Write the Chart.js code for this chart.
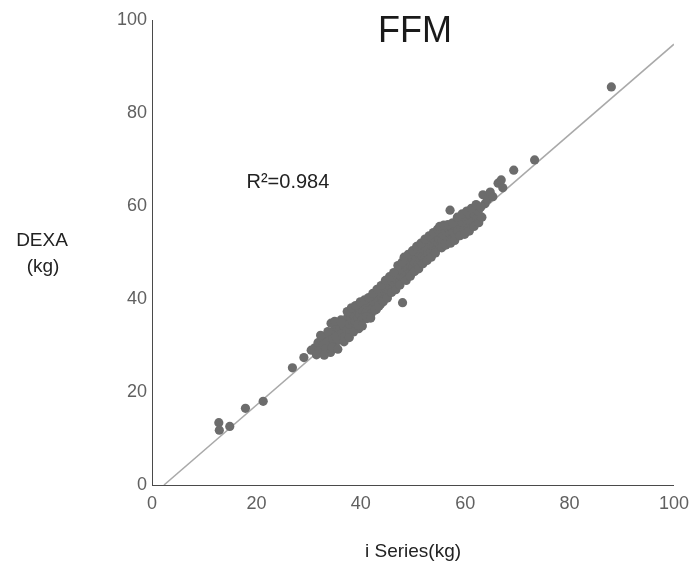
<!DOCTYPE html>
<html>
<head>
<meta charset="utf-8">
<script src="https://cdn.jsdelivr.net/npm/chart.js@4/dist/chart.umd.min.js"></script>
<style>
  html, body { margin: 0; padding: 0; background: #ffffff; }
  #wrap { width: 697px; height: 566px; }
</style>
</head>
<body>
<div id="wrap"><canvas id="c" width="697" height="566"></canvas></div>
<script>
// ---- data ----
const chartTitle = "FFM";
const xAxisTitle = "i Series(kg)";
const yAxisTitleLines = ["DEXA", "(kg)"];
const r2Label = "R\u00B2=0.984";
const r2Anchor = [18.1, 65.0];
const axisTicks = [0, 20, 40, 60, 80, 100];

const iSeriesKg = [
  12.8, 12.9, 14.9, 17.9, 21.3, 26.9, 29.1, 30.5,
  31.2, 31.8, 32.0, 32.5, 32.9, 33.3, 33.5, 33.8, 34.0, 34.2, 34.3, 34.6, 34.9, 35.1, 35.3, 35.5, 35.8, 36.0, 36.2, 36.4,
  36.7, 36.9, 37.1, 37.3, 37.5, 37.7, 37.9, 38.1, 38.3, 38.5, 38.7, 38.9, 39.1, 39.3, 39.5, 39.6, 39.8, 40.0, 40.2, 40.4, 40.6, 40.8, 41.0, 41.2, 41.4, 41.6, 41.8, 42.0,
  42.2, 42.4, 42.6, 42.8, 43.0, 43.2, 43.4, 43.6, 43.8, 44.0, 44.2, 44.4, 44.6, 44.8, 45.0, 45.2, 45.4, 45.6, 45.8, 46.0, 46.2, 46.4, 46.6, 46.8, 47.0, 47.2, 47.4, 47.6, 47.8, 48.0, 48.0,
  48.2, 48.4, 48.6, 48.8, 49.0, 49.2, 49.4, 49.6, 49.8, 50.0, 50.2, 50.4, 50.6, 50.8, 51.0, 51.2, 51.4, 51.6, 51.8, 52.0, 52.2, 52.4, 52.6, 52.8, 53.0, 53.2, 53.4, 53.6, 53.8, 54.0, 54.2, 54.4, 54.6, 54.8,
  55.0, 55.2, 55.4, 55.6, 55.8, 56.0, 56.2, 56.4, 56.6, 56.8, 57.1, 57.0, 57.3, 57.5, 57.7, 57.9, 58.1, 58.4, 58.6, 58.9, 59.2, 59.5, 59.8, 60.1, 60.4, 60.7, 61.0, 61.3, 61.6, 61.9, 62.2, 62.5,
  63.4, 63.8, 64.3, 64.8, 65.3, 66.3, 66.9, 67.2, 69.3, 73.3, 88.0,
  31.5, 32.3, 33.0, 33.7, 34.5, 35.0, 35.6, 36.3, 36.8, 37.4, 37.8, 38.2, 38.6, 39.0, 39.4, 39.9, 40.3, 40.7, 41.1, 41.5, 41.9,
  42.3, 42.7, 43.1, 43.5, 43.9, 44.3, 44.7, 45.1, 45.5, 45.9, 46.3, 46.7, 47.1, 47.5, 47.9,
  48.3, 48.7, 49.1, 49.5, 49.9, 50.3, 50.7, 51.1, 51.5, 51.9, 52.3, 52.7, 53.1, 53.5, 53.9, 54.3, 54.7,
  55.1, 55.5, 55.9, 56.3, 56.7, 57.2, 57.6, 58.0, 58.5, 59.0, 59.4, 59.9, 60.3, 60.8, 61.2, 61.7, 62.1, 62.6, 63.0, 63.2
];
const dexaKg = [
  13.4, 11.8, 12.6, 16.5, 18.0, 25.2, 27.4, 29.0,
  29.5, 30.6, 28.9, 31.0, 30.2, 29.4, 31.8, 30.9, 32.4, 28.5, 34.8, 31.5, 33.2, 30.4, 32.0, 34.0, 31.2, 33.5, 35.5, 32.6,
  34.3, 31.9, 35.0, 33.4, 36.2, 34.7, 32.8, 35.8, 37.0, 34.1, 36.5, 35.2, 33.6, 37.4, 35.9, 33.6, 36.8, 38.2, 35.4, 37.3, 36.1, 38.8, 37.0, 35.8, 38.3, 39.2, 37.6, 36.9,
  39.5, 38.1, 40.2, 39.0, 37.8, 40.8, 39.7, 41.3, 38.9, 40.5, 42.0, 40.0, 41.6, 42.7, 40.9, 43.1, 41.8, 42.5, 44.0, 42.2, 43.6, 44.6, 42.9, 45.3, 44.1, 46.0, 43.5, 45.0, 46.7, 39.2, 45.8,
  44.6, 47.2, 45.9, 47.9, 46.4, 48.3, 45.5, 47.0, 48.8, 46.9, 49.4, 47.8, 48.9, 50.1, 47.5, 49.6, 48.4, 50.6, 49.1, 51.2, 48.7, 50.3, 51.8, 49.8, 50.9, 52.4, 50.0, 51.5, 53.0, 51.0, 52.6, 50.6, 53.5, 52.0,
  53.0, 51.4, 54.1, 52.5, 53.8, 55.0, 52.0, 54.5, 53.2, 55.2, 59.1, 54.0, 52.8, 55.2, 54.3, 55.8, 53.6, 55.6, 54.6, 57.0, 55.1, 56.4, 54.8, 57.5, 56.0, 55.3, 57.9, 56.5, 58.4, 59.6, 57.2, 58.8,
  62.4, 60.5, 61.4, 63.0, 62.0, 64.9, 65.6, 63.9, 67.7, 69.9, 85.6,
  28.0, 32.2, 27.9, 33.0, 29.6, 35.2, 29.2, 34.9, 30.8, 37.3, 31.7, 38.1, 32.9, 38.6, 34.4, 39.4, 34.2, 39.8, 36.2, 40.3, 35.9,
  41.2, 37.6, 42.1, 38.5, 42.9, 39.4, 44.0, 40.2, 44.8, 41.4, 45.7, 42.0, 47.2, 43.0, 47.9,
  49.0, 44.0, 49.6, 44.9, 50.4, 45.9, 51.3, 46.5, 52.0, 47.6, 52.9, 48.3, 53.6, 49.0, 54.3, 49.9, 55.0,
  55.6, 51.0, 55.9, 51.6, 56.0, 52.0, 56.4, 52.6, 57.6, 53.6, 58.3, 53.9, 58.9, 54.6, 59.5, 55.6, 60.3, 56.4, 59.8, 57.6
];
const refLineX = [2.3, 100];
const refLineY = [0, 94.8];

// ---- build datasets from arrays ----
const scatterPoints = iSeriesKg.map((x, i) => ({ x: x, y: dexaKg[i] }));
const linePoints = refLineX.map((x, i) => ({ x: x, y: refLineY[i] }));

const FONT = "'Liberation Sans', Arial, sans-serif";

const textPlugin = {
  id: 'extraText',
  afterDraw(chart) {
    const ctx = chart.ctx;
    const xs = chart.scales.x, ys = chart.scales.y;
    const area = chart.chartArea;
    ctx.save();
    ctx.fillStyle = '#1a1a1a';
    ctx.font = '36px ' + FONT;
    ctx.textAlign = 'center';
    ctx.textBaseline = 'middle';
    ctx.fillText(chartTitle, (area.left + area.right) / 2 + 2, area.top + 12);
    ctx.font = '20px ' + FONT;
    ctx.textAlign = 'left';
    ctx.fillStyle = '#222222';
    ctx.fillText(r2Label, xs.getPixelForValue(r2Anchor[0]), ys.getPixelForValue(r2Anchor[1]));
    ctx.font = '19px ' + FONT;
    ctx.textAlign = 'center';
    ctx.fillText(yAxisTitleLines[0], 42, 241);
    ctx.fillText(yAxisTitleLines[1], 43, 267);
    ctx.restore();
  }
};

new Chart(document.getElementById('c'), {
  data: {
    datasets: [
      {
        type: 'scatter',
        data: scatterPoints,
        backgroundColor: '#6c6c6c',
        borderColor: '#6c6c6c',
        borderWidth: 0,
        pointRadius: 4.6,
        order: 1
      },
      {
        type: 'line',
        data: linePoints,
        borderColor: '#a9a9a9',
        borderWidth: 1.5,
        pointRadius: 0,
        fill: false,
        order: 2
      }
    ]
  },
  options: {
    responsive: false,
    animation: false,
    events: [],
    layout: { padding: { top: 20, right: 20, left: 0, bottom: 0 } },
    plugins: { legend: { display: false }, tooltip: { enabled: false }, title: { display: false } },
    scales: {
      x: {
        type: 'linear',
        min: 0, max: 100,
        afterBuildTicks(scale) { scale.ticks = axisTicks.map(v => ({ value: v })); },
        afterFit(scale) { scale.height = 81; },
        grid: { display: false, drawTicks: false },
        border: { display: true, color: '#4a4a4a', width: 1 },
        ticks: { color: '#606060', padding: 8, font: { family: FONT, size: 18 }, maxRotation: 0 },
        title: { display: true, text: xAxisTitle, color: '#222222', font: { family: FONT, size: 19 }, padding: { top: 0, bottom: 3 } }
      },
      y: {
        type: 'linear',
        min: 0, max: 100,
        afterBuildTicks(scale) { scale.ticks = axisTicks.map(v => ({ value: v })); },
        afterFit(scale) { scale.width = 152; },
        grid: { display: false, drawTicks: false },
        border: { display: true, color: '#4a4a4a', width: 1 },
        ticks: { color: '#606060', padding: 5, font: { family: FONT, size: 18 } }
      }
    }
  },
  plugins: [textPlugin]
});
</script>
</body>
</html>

Stated goal: Set down again, exactly, the lines of the material above from its first line to the one with "const axisTicks = [0, 20, 40, 60, 80, 100];", inclusive. Leave the pictures out.

Task output:
Write the Chart.js code for this chart.
<!DOCTYPE html>
<html>
<head>
<meta charset="utf-8">
<script src="https://cdn.jsdelivr.net/npm/chart.js@4/dist/chart.umd.min.js"></script>
<style>
  html, body { margin: 0; padding: 0; background: #ffffff; }
  #wrap { width: 697px; height: 566px; }
</style>
</head>
<body>
<div id="wrap"><canvas id="c" width="697" height="566"></canvas></div>
<script>
// ---- data ----
const chartTitle = "FFM";
const xAxisTitle = "i Series(kg)";
const yAxisTitleLines = ["DEXA", "(kg)"];
const r2Label = "R\u00B2=0.984";
const r2Anchor = [18.1, 65.0];
const axisTicks = [0, 20, 40, 60, 80, 100];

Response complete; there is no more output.